The training that matters now is practical, structured, and ongoing. When you’re evaluating brokerages, ask specifically what the training program looks like for agents in their first year. Is there a defined curriculum? Is it taught by someone who is actively producing in your market? Does it cover lead generation, client communication, contract negotiation, and transaction management — or is it mostly orientation and compliance?
A brokerage that takes training seriously will have a clear answer to these questions. One that does not will give you a vague response about “mentor support” or “open door policy.” There is a meaningful difference between a structured training program and simply having access to someone who might help if you ask.
2. An Accessible Broker or Mentor
When you’re new, questions come up constantly. You’ll be mid-conversation with a potential client and realize you don’t know the answer. You’ll get a counteroffer that doesn’t make sense. You’ll need a second set of eyes on a listing agreement before you send it.
In those moments, what matters is whether you can reach your broker — or a designated mentor — quickly and directly. Not through a support ticket. Not through a voicemail that gets returned in 48 hours. Not through a Facebook group where you hope someone responds.
The size of the brokerage matters here, but not in the way people assume. A large brokerage can provide excellent mentorship if the structure supports it. A small brokerage can fail at it if the broker is too busy with their own production. What you’re looking for is a clear answer to a simple question: when I need help, who do I call, and will they answer?
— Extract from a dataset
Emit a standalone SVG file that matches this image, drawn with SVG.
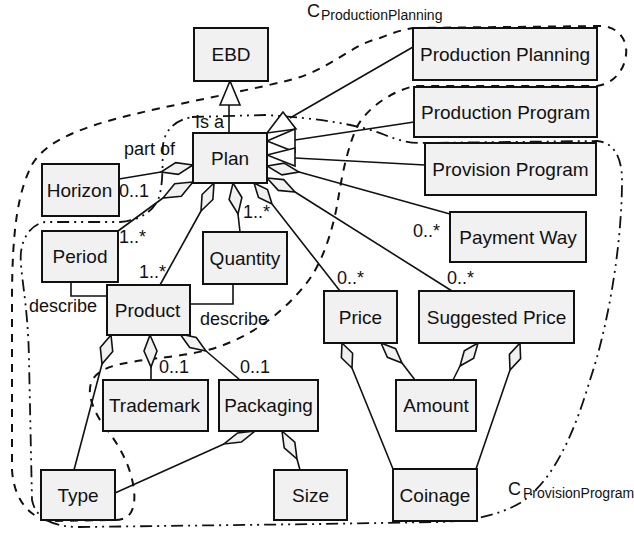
<svg xmlns="http://www.w3.org/2000/svg" width="634" height="533" viewBox="0 0 634 533">
<style>
.box rect{fill:#f1f1f1;stroke:#111;stroke-width:2}
.box text{font-family:"Liberation Sans",Arial,sans-serif;font-size:19px;text-anchor:middle;fill:#111}
.lbl{font-family:"Liberation Sans",Arial,sans-serif;font-size:18px;fill:#111}
.sub{font-family:"Liberation Sans",Arial,sans-serif;font-size:14px;fill:#111}
#connectors line{stroke:#111;stroke-width:1.6;fill:none}
#connectors polyline{stroke:#111;stroke-width:1.6;fill:none}
.dia{fill:#f1f1f1;stroke:#111;stroke-width:1.6}
.tri{fill:#fff;stroke:#111;stroke-width:1.6}
.cpp{fill:none;stroke:#111;stroke-width:2;stroke-dasharray:8 7}
.cpv{fill:none;stroke:#111;stroke-width:1.8;stroke-dasharray:12 5 2 5 2 5}
</style>
<rect width="634" height="533" fill="#fff"/>

<g id="regions">
<path class="cpp" d="M413,28 L600,26 C618,26 628,40 626,55 C624,72 612,84 597,86 L415,86 C395,90 370,105 358,125 C348,145 342,175 338,200 C333,230 322,265 305,285 C285,310 255,335 215,348 C175,360 120,358 100,372 C85,382 88,400 100,420 C115,440 130,460 134,490 C136,510 130,520 115,520 L50,521 C30,518 14,500 12,470 L12,300 C12,230 18,190 33,163 C45,145 65,135 95,125 C140,110 230,95 290,80 C330,70 350,45 380,38 C395,32 405,29 413,28 Z"/>
<path class="cpv" d="M192,117 L265,115 C320,118 360,125 385,135 C398,140 408,143 420,143 L597,141 C612,142 622,155 622,180 C622,240 610,320 590,380 C575,430 555,480 520,503 C500,515 470,521 440,522 L320,524 L80,527 C55,527 36,520 32,500 L29,360 C28,300 19,270 21,252 C23,236 32,224 45,222 L120,222 C140,220 152,212 158,200 C164,185 162,160 163,145 C165,130 175,120 192,117 Z"/>
<text class="lbl" x="307" y="17">C</text><text class="sub" x="321" y="20">ProductionPlanning</text>
<text class="lbl" x="508" y="495">C</text><text class="sub" x="523" y="498">ProvisionProgram</text>
</g>

<g id="connectors">
<!-- EBD generalization -->
<line x1="229" y1="105" x2="229" y2="133"/>
<polygon class="tri" points="230,81 220,105 240,105"/>
<!-- Production Planning / Program / Provision generalizations -->
<line x1="413" y1="47" x2="290" y2="118"/>
<line x1="414" y1="122" x2="295" y2="140"/>
<line x1="425" y1="165" x2="295" y2="158"/>
<polygon class="tri" points="283,112 267,133 296,129"/>
<polygon class="tri" points="267,141 295,129 295,152"/>
<polygon class="tri" points="267,155 295,148 295,166"/>
<!-- Payment Way -->
<line x1="299" y1="172" x2="450" y2="214"/>
<polygon class="dia" points="267,166 284.1,163.1 299,172 281.9,174.9"/>
<!-- Suggested Price -->
<line x1="295" y1="192" x2="452" y2="291"/>
<polygon class="dia" points="267,178 283.7,179.6 295,192 278.3,190.4"/>
<!-- Price -->
<line x1="272" y1="204" x2="340" y2="291"/>
<polygon class="dia" points="254,183 267.5,189.6 272,204 258.5,197.4"/>
<!-- Horizon part of -->
<line x1="161" y1="172" x2="119" y2="179"/>
<polygon class="dia" points="193,165 175.7,162.6 161,172 178.3,174.4"/>
<!-- Period -->
<line x1="163" y1="198" x2="118" y2="231"/>
<polygon class="dia" points="193,182 174.7,183.8 163,198 181.3,196.2"/>
<!-- Product -->
<line x1="201" y1="211" x2="160" y2="285"/>
<polygon class="dia" points="214,183 212.9,199.5 201,211 202.1,194.5"/>
<!-- Quantity -->
<line x1="238" y1="214" x2="240" y2="232"/>
<polygon class="dia" points="233,183 241.9,197.5 238,214 229.1,199.5"/>
<!-- describe links -->
<polyline points="71,282 71,296 107,296"/>
<polyline points="233,284 233,304 190,304"/>
<!-- Product parts -->
<line x1="102" y1="364" x2="74" y2="470"/>
<polygon class="dia" points="111,335 112.7,351.4 102,364 100.3,347.6"/>
<line x1="151" y1="367" x2="151" y2="380"/>
<polygon class="dia" points="150,335 157,351 151,367 144,351"/>
<line x1="206" y1="351" x2="240" y2="380"/>
<polygon class="dia" points="180,334 196.3,337.5 206,351 189.7,347.5"/>
<!-- Packaging parts -->
<line x1="224" y1="444" x2="115" y2="493"/>
<polygon class="dia" points="255,431 237.6,432.9 224,444 241.4,442.1"/>
<line x1="297" y1="459" x2="300" y2="470"/>
<polygon class="dia" points="282,431 294.8,442.2 297,459 284.2,447.8"/>
<!-- Price parts -->
<line x1="352" y1="368" x2="393" y2="469"/>
<polygon class="dia" points="342,343 352.6,353.3 352,368 341.4,357.7"/>
<line x1="402" y1="363" x2="415" y2="380"/>
<polygon class="dia" points="381,343 395.6,348.7 402,363 387.4,357.3"/>
<line x1="460" y1="366" x2="453" y2="380"/>
<polygon class="dia" points="478,343 473.7,358.2 460,366 464.3,350.8"/>
<line x1="510" y1="370" x2="476" y2="469"/>
<polygon class="dia" points="520,343 520.6,358.6 510,370 509.4,354.4"/>
</g>

<g id="labels">
<text class="lbl" x="195" y="128">Is a</text>
<text class="lbl" x="124" y="155">part of</text>
<text class="lbl" x="119" y="197">0..1</text>
<text class="lbl" x="119" y="243">1..*</text>
<text class="lbl" x="139" y="278">1..*</text>
<text class="lbl" x="243" y="218">1..*</text>
<text class="lbl" x="413" y="237">0..*</text>
<text class="lbl" x="337" y="284">0..*</text>
<text class="lbl" x="447" y="284">0..*</text>
<text class="lbl" x="29" y="312">describe</text>
<text class="lbl" x="200" y="325">describe</text>
<text class="lbl" x="159" y="373">0..1</text>
<text class="lbl" x="240" y="373">0..1</text>
</g>

<g id="EBD" class="box"><rect x="194" y="28" width="74" height="53"/><text x="231" y="61">EBD</text></g>
<g id="ProductionPlanning" class="box"><rect x="413" y="28" width="184" height="52"/><text x="505" y="60.5">Production Planning</text></g>
<g id="ProductionProgram" class="box"><rect x="414" y="87" width="183" height="50"/><text x="505.5" y="118.5">Production Program</text></g>
<g id="ProvisionProgram" class="box"><rect x="425" y="143" width="171" height="52"/><text x="510.5" y="175.5">Provision Program</text></g>
<g id="Plan" class="box"><rect x="193" y="133" width="74" height="50"/><text x="230" y="164.5">Plan</text></g>
<g id="Horizon" class="box"><rect x="42" y="164" width="77" height="52"/><text x="79.5" y="196.5">Horizon</text></g>
<g id="Period" class="box"><rect x="42" y="231" width="76" height="51"/><text x="80" y="263">Period</text></g>
<g id="Quantity" class="box"><rect x="203" y="232" width="84" height="52"/><text x="245" y="264.5">Quantity</text></g>
<g id="PaymentWay" class="box"><rect x="450" y="212" width="136" height="50"/><text x="518" y="243.5">Payment Way</text></g>
<g id="Product" class="box"><rect x="107" y="285" width="83" height="50"/><text x="147.5" y="316.5">Product</text></g>
<g id="Price" class="box"><rect x="324" y="291" width="73" height="52"/><text x="360.5" y="323.5">Price</text></g>
<g id="SuggestedPrice" class="box"><rect x="419" y="291" width="155" height="52"/><text x="496.5" y="323.5">Suggested Price</text></g>
<g id="Trademark" class="box"><rect x="103" y="380" width="105" height="51"/><text x="154.5" y="412">Trademark</text></g>
<g id="Packaging" class="box"><rect x="219" y="380" width="99" height="51"/><text x="268.5" y="412">Packaging</text></g>
<g id="Amount" class="box"><rect x="396" y="380" width="80" height="51"/><text x="436" y="412">Amount</text></g>
<g id="Type" class="box"><rect x="41" y="470" width="74" height="50"/><text x="78" y="501.5">Type</text></g>
<g id="Size" class="box"><rect x="274" y="470" width="73" height="50"/><text x="310.5" y="501.5">Size</text></g>
<g id="Coinage" class="box"><rect x="393" y="469" width="84" height="52"/><text x="435" y="501.5">Coinage</text></g>
</svg>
3. A Tech Stack That Comes Included
As a new agent in 2026, your minimum tech stack needs to include a CRM for managing contacts and your pipeline, a professional website for credibility and lead capture, email and text marketing tools for staying in front of your database, transaction management software, and basic design or content tools for social media.
Some brokerages include all of this in their model. Others require you to source, set up, and pay for each tool independently. For a new agent who is simultaneously learning how to generate leads, run appointments, and manage transactions, having to also become a technology purchasing manager is an unnecessary distraction.
When evaluating brokerages, ask specifically what technology is included in your agreement and what you’ll need to source on your own. Then factor those additional costs into your net income calculation.
4. A Culture of Accountability Without Micromanagement
New agents need structure. That’s not the same as needing someone looking over your shoulder.
The best brokerage cultures for new agents create an environment where there are clear expectations, regular check-ins on your progress, and genuine support when you’re struggling — without making you feel like you’re being monitored. You want to feel like you’re building a business with guidance, not completing assignments for a supervisor.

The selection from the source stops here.